Exercise description – Reproduce the listing word for word. Skip any image.
▬▬▬
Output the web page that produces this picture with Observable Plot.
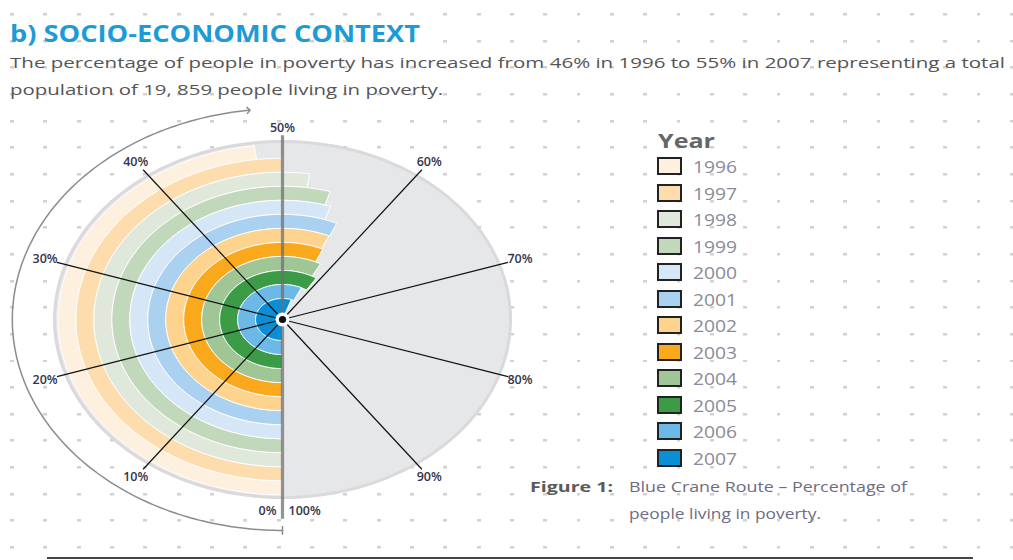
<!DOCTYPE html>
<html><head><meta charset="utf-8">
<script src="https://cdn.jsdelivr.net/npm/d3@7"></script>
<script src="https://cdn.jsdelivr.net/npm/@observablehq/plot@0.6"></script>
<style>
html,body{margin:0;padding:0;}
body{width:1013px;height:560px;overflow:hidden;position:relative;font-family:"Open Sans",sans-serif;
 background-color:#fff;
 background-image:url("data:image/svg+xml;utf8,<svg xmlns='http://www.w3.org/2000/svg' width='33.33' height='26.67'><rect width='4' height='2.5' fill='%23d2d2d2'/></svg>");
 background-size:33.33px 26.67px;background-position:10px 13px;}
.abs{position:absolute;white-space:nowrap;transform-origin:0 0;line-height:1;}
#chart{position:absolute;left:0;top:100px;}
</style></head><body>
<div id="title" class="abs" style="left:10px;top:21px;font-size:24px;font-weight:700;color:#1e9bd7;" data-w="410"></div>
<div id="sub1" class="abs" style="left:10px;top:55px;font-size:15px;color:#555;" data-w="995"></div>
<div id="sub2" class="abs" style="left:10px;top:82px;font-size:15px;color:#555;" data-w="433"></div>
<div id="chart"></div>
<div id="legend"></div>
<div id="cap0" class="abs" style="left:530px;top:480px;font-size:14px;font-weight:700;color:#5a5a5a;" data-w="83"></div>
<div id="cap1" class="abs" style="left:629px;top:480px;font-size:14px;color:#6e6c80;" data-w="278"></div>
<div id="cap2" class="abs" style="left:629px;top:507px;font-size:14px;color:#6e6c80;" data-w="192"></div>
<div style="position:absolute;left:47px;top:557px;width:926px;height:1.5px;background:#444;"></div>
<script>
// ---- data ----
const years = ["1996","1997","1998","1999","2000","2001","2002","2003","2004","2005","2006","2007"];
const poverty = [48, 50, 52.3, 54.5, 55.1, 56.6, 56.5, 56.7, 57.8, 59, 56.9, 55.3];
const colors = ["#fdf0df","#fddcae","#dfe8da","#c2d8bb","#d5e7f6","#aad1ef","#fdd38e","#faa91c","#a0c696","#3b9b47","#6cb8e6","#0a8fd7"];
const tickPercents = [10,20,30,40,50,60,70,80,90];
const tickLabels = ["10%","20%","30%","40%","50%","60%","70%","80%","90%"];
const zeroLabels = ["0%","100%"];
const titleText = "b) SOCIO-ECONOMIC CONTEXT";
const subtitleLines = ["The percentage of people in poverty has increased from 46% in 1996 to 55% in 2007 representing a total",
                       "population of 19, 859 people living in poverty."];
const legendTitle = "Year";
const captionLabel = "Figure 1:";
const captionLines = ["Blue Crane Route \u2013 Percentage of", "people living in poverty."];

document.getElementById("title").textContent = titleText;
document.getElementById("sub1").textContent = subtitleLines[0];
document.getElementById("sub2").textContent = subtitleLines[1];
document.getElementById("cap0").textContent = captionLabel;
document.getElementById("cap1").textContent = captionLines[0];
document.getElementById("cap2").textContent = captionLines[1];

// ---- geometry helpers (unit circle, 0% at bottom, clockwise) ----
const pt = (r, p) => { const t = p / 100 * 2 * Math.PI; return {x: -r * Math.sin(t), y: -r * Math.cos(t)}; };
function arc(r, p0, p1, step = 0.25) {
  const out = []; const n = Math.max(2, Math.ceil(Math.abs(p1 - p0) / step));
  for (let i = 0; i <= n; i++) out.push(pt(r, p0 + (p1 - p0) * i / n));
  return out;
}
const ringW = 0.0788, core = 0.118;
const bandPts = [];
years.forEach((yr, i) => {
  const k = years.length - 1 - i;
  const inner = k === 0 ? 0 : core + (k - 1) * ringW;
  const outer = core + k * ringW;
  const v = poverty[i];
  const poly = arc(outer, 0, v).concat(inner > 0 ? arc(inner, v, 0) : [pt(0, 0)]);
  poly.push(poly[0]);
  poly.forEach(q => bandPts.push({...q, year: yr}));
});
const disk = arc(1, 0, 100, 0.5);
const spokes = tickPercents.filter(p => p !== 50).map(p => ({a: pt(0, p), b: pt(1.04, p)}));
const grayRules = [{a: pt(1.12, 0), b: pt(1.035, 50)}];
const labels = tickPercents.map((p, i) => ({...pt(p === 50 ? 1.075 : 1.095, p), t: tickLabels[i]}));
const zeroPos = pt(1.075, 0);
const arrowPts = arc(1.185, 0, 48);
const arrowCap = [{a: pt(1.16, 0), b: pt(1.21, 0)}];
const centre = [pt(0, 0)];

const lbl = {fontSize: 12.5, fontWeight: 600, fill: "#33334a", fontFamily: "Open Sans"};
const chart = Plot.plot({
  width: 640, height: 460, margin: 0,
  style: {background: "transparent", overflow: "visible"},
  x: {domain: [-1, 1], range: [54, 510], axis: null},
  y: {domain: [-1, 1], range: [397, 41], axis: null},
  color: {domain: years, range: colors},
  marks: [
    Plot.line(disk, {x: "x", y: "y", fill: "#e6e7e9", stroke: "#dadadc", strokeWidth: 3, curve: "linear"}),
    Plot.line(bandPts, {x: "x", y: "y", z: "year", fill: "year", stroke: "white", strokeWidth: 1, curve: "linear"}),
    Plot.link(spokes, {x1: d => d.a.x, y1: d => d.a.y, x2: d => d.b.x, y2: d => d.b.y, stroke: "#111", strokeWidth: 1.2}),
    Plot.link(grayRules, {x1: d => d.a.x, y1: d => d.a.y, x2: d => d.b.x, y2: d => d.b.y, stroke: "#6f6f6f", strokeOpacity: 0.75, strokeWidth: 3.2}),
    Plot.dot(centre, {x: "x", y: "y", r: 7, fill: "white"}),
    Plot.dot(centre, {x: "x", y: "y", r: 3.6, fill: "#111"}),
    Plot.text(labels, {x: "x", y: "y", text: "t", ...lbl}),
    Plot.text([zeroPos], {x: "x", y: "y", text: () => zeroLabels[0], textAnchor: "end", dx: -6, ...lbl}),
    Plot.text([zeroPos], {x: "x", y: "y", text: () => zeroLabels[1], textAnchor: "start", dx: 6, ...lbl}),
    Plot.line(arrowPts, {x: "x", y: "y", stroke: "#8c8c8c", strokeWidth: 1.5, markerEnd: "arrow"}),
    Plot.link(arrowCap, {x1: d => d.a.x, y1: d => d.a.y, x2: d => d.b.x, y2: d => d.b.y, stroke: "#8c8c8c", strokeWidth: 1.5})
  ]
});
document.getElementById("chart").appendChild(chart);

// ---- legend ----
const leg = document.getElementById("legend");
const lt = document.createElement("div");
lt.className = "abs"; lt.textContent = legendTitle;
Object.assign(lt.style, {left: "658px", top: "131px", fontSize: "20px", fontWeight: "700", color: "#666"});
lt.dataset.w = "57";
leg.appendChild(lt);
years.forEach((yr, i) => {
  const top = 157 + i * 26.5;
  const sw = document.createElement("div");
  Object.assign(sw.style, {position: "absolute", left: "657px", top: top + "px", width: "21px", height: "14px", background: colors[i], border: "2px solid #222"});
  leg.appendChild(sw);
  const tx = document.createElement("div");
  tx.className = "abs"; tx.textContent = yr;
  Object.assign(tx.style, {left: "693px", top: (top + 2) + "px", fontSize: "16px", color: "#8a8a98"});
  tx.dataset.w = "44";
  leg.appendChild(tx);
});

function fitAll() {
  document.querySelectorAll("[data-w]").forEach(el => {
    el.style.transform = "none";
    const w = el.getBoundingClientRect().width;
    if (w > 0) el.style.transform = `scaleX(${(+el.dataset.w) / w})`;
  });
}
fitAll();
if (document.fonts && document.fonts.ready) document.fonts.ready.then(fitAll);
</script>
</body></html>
▬▬▬
Response to the task –
Output the web page that produces this picture with Observable Plot.
<!DOCTYPE html>
<html><head><meta charset="utf-8">
<script src="https://cdn.jsdelivr.net/npm/d3@7"></script>
<script src="https://cdn.jsdelivr.net/npm/@observablehq/plot@0.6"></script>
<style>
html,body{margin:0;padding:0;}
body{width:1013px;height:560px;overflow:hidden;position:relative;font-family:"Open Sans",sans-serif;
 background-color:#fff;
 background-image:url("data:image/svg+xml;utf8,<svg xmlns='http://www.w3.org/2000/svg' width='33.33' height='26.67'><rect width='4' height='2.5' fill='%23d2d2d2'/></svg>");
 background-size:33.33px 26.67px;background-position:10px 13px;}
.abs{position:absolute;white-space:nowrap;transform-origin:0 0;line-height:1;}
#chart{position:absolute;left:0;top:100px;}
</style></head><body>
<div id="title" class="abs" style="left:10px;top:21px;font-size:24px;font-weight:700;color:#1e9bd7;" data-w="410"></div>
<div id="sub1" class="abs" style="left:10px;top:55px;font-size:15px;color:#555;" data-w="995"></div>
<div id="sub2" class="abs" style="left:10px;top:82px;font-size:15px;color:#555;" data-w="433"></div>
<div id="chart"></div>
<div id="legend"></div>
<div id="cap0" class="abs" style="left:530px;top:480px;font-size:14px;font-weight:700;color:#5a5a5a;" data-w="83"></div>
<div id="cap1" class="abs" style="left:629px;top:480px;font-size:14px;color:#6e6c80;" data-w="278"></div>
<div id="cap2" class="abs" style="left:629px;top:507px;font-size:14px;color:#6e6c80;" data-w="192"></div>
<div style="position:absolute;left:47px;top:557px;width:926px;height:1.5px;background:#444;"></div>
<script>
// ---- data ----
const years = ["1996","1997","1998","1999","2000","2001","2002","2003","2004","2005","2006","2007"];
const poverty = [48, 50, 52.3, 54.5, 55.1, 56.6, 56.5, 56.7, 57.8, 59, 56.9, 55.3];
const colors = ["#fdf0df","#fddcae","#dfe8da","#c2d8bb","#d5e7f6","#aad1ef","#fdd38e","#faa91c","#a0c696","#3b9b47","#6cb8e6","#0a8fd7"];
const tickPercents = [10,20,30,40,50,60,70,80,90];
const tickLabels = ["10%","20%","30%","40%","50%","60%","70%","80%","90%"];
const zeroLabels = ["0%","100%"];
const titleText = "b) SOCIO-ECONOMIC CONTEXT";
const subtitleLines = ["The percentage of people in poverty has increased from 46% in 1996 to 55% in 2007 representing a total",
                       "population of 19, 859 people living in poverty."];
const legendTitle = "Year";
const captionLabel = "Figure 1:";
const captionLines = ["Blue Crane Route \u2013 Percentage of", "people living in poverty."];

document.getElementById("title").textContent = titleText;
document.getElementById("sub1").textContent = subtitleLines[0];
document.getElementById("sub2").textContent = subtitleLines[1];
document.getElementById("cap0").textContent = captionLabel;
document.getElementById("cap1").textContent = captionLines[0];
document.getElementById("cap2").textContent = captionLines[1];

// ---- geometry helpers (unit circle, 0% at bottom, clockwise) ----
const pt = (r, p) => { const t = p / 100 * 2 * Math.PI; return {x: -r * Math.sin(t), y: -r * Math.cos(t)}; };
function arc(r, p0, p1, step = 0.25) {
  const out = []; const n = Math.max(2, Math.ceil(Math.abs(p1 - p0) / step));
  for (let i = 0; i <= n; i++) out.push(pt(r, p0 + (p1 - p0) * i / n));
  return out;
}
const ringW = 0.0788, core = 0.118;
const bandPts = [];
years.forEach((yr, i) => {
  const k = years.length - 1 - i;
  const inner = k === 0 ? 0 : core + (k - 1) * ringW;
  const outer = core + k * ringW;
  const v = poverty[i];
  const poly = arc(outer, 0, v).concat(inner > 0 ? arc(inner, v, 0) : [pt(0, 0)]);
  poly.push(poly[0]);
  poly.forEach(q => bandPts.push({...q, year: yr}));
});
const disk = arc(1, 0, 100, 0.5);
const spokes = tickPercents.filter(p => p !== 50).map(p => ({a: pt(0, p), b: pt(1.04, p)}));
const grayRules = [{a: pt(1.12, 0), b: pt(1.035, 50)}];
const labels = tickPercents.map((p, i) => ({...pt(p === 50 ? 1.075 : 1.095, p), t: tickLabels[i]}));
const zeroPos = pt(1.075, 0);
const arrowPts = arc(1.185, 0, 48);
const arrowCap = [{a: pt(1.16, 0), b: pt(1.21, 0)}];
const centre = [pt(0, 0)];

const lbl = {fontSize: 12.5, fontWeight: 600, fill: "#33334a", fontFamily: "Open Sans"};
const chart = Plot.plot({
  width: 640, height: 460, margin: 0,
  style: {background: "transparent", overflow: "visible"},
  x: {domain: [-1, 1], range: [54, 510], axis: null},
  y: {domain: [-1, 1], range: [397, 41], axis: null},
  color: {domain: years, range: colors},
  marks: [
    Plot.line(disk, {x: "x", y: "y", fill: "#e6e7e9", stroke: "#dadadc", strokeWidth: 3, curve: "linear"}),
    Plot.line(bandPts, {x: "x", y: "y", z: "year", fill: "year", stroke: "white", strokeWidth: 1, curve: "linear"}),
    Plot.link(spokes, {x1: d => d.a.x, y1: d => d.a.y, x2: d => d.b.x, y2: d => d.b.y, stroke: "#111", strokeWidth: 1.2}),
    Plot.link(grayRules, {x1: d => d.a.x, y1: d => d.a.y, x2: d => d.b.x, y2: d => d.b.y, stroke: "#6f6f6f", strokeOpacity: 0.75, strokeWidth: 3.2}),
    Plot.dot(centre, {x: "x", y: "y", r: 7, fill: "white"}),
    Plot.dot(centre, {x: "x", y: "y", r: 3.6, fill: "#111"}),
    Plot.text(labels, {x: "x", y: "y", text: "t", ...lbl}),
    Plot.text([zeroPos], {x: "x", y: "y", text: () => zeroLabels[0], textAnchor: "end", dx: -6, ...lbl}),
    Plot.text([zeroPos], {x: "x", y: "y", text: () => zeroLabels[1], textAnchor: "start", dx: 6, ...lbl}),
    Plot.line(arrowPts, {x: "x", y: "y", stroke: "#8c8c8c", strokeWidth: 1.5, markerEnd: "arrow"}),
    Plot.link(arrowCap, {x1: d => d.a.x, y1: d => d.a.y, x2: d => d.b.x, y2: d => d.b.y, stroke: "#8c8c8c", strokeWidth: 1.5})
  ]
});
document.getElementById("chart").appendChild(chart);

// ---- legend ----
const leg = document.getElementById("legend");
const lt = document.createElement("div");
lt.className = "abs"; lt.textContent = legendTitle;
Object.assign(lt.style, {left: "658px", top: "131px", fontSize: "20px", fontWeight: "700", color: "#666"});
lt.dataset.w = "57";
leg.appendChild(lt);
years.forEach((yr, i) => {
  const top = 157 + i * 26.5;
  const sw = document.createElement("div");
  Object.assign(sw.style, {position: "absolute", left: "657px", top: top + "px", width: "21px", height: "14px", background: colors[i], border: "2px solid #222"});
  leg.appendChild(sw);
  const tx = document.createElement("div");
  tx.className = "abs"; tx.textContent = yr;
  Object.assign(tx.style, {left: "693px", top: (top + 2) + "px", fontSize: "16px", color: "#8a8a98"});
  tx.dataset.w = "44";
  leg.appendChild(tx);
});

function fitAll() {
  document.querySelectorAll("[data-w]").forEach(el => {
    el.style.transform = "none";
    const w = el.getBoundingClientRect().width;
    if (w > 0) el.style.transform = `scaleX(${(+el.dataset.w) / w})`;
  });
}
fitAll();
if (document.fonts && document.fonts.ready) document.fonts.ready.then(fitAll);
</script>
</body></html>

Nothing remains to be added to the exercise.